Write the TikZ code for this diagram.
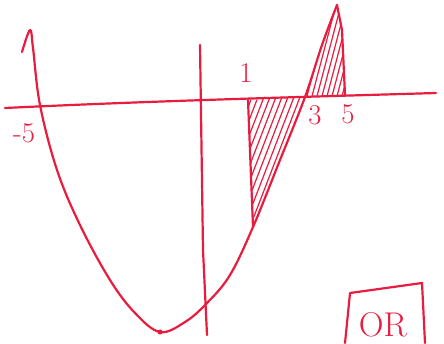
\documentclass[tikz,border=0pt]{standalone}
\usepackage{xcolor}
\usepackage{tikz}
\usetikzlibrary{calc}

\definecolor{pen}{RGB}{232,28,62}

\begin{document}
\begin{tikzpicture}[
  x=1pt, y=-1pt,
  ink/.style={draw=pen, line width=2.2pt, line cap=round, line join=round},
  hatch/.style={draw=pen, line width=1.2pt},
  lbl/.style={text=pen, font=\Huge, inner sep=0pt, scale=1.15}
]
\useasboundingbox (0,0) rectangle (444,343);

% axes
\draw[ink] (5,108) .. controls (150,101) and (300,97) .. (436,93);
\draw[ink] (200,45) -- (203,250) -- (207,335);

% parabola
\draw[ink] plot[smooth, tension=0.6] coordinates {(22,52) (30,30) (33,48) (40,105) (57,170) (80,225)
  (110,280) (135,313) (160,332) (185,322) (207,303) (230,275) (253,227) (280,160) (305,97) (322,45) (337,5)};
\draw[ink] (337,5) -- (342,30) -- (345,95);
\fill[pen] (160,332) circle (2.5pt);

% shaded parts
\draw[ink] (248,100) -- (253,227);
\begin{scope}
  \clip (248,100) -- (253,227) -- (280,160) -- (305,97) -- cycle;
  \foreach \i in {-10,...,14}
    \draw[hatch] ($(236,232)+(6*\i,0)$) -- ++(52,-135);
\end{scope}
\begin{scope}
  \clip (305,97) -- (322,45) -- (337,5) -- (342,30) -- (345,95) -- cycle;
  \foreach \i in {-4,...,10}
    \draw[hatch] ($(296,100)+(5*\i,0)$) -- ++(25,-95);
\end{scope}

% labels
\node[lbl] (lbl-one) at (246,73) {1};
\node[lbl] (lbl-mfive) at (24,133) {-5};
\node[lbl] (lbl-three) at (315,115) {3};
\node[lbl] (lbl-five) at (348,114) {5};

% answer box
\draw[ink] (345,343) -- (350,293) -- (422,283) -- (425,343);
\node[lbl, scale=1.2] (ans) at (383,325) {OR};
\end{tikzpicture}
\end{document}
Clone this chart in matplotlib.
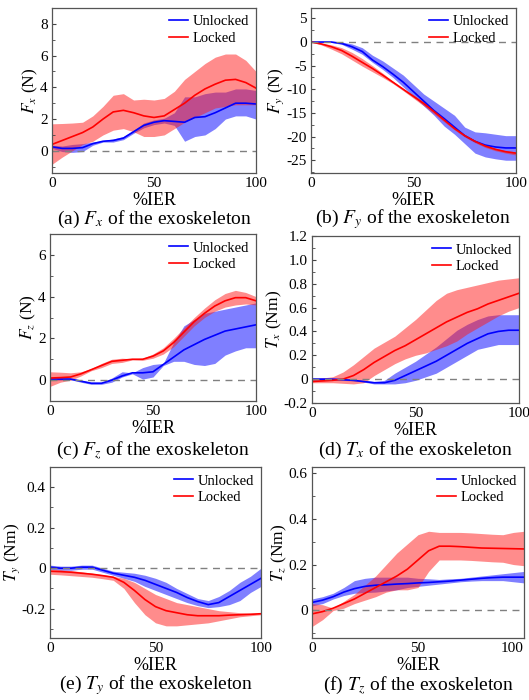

*WHAT YOU ARE ASKED TO DO*. From the material above, gather all lines that include the string "this" and copy them.

*TASK ANSWER*.
Write the TikZ code for this diagram.
Clone this chart in matplotlib.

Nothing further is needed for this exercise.